_STATED EXERCISE_: Write out the listing below in full and exactly, leaving out every picture.

_DATA_:

## Start

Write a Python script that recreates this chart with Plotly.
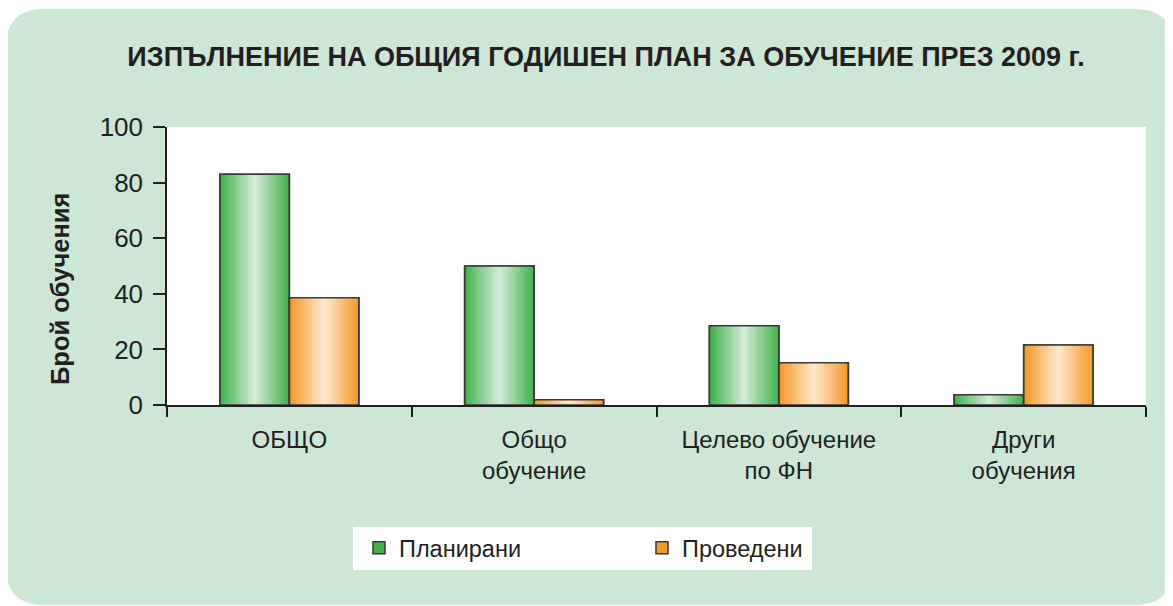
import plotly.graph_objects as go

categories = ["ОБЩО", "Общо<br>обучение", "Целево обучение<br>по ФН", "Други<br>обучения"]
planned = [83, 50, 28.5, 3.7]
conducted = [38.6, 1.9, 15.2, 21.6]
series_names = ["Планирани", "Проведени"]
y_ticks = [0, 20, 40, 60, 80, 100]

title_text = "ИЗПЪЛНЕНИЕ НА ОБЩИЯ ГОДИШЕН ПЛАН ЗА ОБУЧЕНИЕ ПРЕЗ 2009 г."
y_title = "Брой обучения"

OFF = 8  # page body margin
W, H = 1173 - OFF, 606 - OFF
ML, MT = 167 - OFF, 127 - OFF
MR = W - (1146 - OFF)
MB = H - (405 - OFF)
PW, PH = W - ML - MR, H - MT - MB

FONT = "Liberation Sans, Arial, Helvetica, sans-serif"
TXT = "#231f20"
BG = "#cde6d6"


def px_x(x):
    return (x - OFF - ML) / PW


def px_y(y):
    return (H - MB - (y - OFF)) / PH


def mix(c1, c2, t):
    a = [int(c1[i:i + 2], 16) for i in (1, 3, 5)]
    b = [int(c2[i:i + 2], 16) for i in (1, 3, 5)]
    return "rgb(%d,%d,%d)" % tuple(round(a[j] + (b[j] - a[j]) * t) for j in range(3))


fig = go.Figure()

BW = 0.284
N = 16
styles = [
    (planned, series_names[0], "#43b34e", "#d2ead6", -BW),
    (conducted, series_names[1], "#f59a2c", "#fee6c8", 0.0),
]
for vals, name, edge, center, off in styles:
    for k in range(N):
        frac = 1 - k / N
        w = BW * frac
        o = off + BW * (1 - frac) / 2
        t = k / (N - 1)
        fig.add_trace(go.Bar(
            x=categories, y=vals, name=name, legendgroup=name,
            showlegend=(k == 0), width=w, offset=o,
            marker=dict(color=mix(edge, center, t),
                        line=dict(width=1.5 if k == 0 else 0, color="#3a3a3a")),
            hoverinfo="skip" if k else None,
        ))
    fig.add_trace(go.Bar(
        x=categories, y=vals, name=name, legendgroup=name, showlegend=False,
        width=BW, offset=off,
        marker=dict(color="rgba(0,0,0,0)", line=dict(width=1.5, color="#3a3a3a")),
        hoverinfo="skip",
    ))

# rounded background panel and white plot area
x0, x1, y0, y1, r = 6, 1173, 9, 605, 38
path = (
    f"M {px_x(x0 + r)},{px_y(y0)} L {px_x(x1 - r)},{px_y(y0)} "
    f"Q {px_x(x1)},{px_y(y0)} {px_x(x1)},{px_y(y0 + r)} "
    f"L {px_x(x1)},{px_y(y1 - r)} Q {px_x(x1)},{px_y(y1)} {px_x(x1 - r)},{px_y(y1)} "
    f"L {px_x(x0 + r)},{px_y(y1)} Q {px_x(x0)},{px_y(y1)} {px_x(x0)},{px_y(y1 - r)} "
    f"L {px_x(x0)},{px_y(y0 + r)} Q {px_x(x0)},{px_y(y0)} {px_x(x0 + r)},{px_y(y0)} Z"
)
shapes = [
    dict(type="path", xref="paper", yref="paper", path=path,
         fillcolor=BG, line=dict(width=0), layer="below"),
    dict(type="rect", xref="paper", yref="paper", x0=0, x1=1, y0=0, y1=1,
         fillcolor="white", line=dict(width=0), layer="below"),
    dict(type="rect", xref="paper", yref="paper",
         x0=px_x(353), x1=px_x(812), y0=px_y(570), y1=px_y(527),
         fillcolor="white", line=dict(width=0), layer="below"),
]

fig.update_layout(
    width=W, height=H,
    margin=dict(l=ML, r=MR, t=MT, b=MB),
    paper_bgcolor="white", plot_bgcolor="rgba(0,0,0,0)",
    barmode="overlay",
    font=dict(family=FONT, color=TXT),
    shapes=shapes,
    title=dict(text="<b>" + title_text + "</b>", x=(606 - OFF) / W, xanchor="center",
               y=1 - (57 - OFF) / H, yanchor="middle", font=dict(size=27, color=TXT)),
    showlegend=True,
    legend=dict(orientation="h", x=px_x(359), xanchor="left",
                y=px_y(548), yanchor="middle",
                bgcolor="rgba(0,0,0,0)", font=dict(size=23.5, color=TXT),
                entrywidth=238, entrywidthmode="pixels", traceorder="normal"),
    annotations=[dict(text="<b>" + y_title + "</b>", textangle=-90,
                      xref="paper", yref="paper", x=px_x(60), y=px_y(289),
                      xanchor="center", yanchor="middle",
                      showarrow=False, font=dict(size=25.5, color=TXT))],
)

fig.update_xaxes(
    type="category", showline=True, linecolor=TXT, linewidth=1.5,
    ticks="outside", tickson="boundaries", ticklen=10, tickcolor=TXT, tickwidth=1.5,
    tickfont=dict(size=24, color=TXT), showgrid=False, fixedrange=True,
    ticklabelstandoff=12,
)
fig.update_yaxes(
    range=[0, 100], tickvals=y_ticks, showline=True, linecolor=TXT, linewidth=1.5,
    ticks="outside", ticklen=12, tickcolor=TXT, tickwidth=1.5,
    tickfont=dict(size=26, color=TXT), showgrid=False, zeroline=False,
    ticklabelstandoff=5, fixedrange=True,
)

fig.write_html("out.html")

## End

_ANSWER TO THE TASK_:
Write a Python script that recreates this chart with Plotly.
import plotly.graph_objects as go

categories = ["ОБЩО", "Общо<br>обучение", "Целево обучение<br>по ФН", "Други<br>обучения"]
planned = [83, 50, 28.5, 3.7]
conducted = [38.6, 1.9, 15.2, 21.6]
series_names = ["Планирани", "Проведени"]
y_ticks = [0, 20, 40, 60, 80, 100]

title_text = "ИЗПЪЛНЕНИЕ НА ОБЩИЯ ГОДИШЕН ПЛАН ЗА ОБУЧЕНИЕ ПРЕЗ 2009 г."
y_title = "Брой обучения"

OFF = 8  # page body margin
W, H = 1173 - OFF, 606 - OFF
ML, MT = 167 - OFF, 127 - OFF
MR = W - (1146 - OFF)
MB = H - (405 - OFF)
PW, PH = W - ML - MR, H - MT - MB

FONT = "Liberation Sans, Arial, Helvetica, sans-serif"
TXT = "#231f20"
BG = "#cde6d6"


def px_x(x):
    return (x - OFF - ML) / PW


def px_y(y):
    return (H - MB - (y - OFF)) / PH


def mix(c1, c2, t):
    a = [int(c1[i:i + 2], 16) for i in (1, 3, 5)]
    b = [int(c2[i:i + 2], 16) for i in (1, 3, 5)]
    return "rgb(%d,%d,%d)" % tuple(round(a[j] + (b[j] - a[j]) * t) for j in range(3))


fig = go.Figure()

BW = 0.284
N = 16
styles = [
    (planned, series_names[0], "#43b34e", "#d2ead6", -BW),
    (conducted, series_names[1], "#f59a2c", "#fee6c8", 0.0),
]
for vals, name, edge, center, off in styles:
    for k in range(N):
        frac = 1 - k / N
        w = BW * frac
        o = off + BW * (1 - frac) / 2
        t = k / (N - 1)
        fig.add_trace(go.Bar(
            x=categories, y=vals, name=name, legendgroup=name,
            showlegend=(k == 0), width=w, offset=o,
            marker=dict(color=mix(edge, center, t),
                        line=dict(width=1.5 if k == 0 else 0, color="#3a3a3a")),
            hoverinfo="skip" if k else None,
        ))
    fig.add_trace(go.Bar(
        x=categories, y=vals, name=name, legendgroup=name, showlegend=False,
        width=BW, offset=off,
        marker=dict(color="rgba(0,0,0,0)", line=dict(width=1.5, color="#3a3a3a")),
        hoverinfo="skip",
    ))

# rounded background panel and white plot area
x0, x1, y0, y1, r = 6, 1173, 9, 605, 38
path = (
    f"M {px_x(x0 + r)},{px_y(y0)} L {px_x(x1 - r)},{px_y(y0)} "
    f"Q {px_x(x1)},{px_y(y0)} {px_x(x1)},{px_y(y0 + r)} "
    f"L {px_x(x1)},{px_y(y1 - r)} Q {px_x(x1)},{px_y(y1)} {px_x(x1 - r)},{px_y(y1)} "
    f"L {px_x(x0 + r)},{px_y(y1)} Q {px_x(x0)},{px_y(y1)} {px_x(x0)},{px_y(y1 - r)} "
    f"L {px_x(x0)},{px_y(y0 + r)} Q {px_x(x0)},{px_y(y0)} {px_x(x0 + r)},{px_y(y0)} Z"
)
shapes = [
    dict(type="path", xref="paper", yref="paper", path=path,
         fillcolor=BG, line=dict(width=0), layer="below"),
    dict(type="rect", xref="paper", yref="paper", x0=0, x1=1, y0=0, y1=1,
         fillcolor="white", line=dict(width=0), layer="below"),
    dict(type="rect", xref="paper", yref="paper",
         x0=px_x(353), x1=px_x(812), y0=px_y(570), y1=px_y(527),
         fillcolor="white", line=dict(width=0), layer="below"),
]

fig.update_layout(
    width=W, height=H,
    margin=dict(l=ML, r=MR, t=MT, b=MB),
    paper_bgcolor="white", plot_bgcolor="rgba(0,0,0,0)",
    barmode="overlay",
    font=dict(family=FONT, color=TXT),
    shapes=shapes,
    title=dict(text="<b>" + title_text + "</b>", x=(606 - OFF) / W, xanchor="center",
               y=1 - (57 - OFF) / H, yanchor="middle", font=dict(size=27, color=TXT)),
    showlegend=True,
    legend=dict(orientation="h", x=px_x(359), xanchor="left",
                y=px_y(548), yanchor="middle",
                bgcolor="rgba(0,0,0,0)", font=dict(size=23.5, color=TXT),
                entrywidth=238, entrywidthmode="pixels", traceorder="normal"),
    annotations=[dict(text="<b>" + y_title + "</b>", textangle=-90,
                      xref="paper", yref="paper", x=px_x(60), y=px_y(289),
                      xanchor="center", yanchor="middle",
                      showarrow=False, font=dict(size=25.5, color=TXT))],
)

fig.update_xaxes(
    type="category", showline=True, linecolor=TXT, linewidth=1.5,
    ticks="outside", tickson="boundaries", ticklen=10, tickcolor=TXT, tickwidth=1.5,
    tickfont=dict(size=24, color=TXT), showgrid=False, fixedrange=True,
    ticklabelstandoff=12,
)
fig.update_yaxes(
    range=[0, 100], tickvals=y_ticks, showline=True, linecolor=TXT, linewidth=1.5,
    ticks="outside", ticklen=12, tickcolor=TXT, tickwidth=1.5,
    tickfont=dict(size=26, color=TXT), showgrid=False, zeroline=False,
    ticklabelstandoff=5, fixedrange=True,
)

fig.write_html("out.html")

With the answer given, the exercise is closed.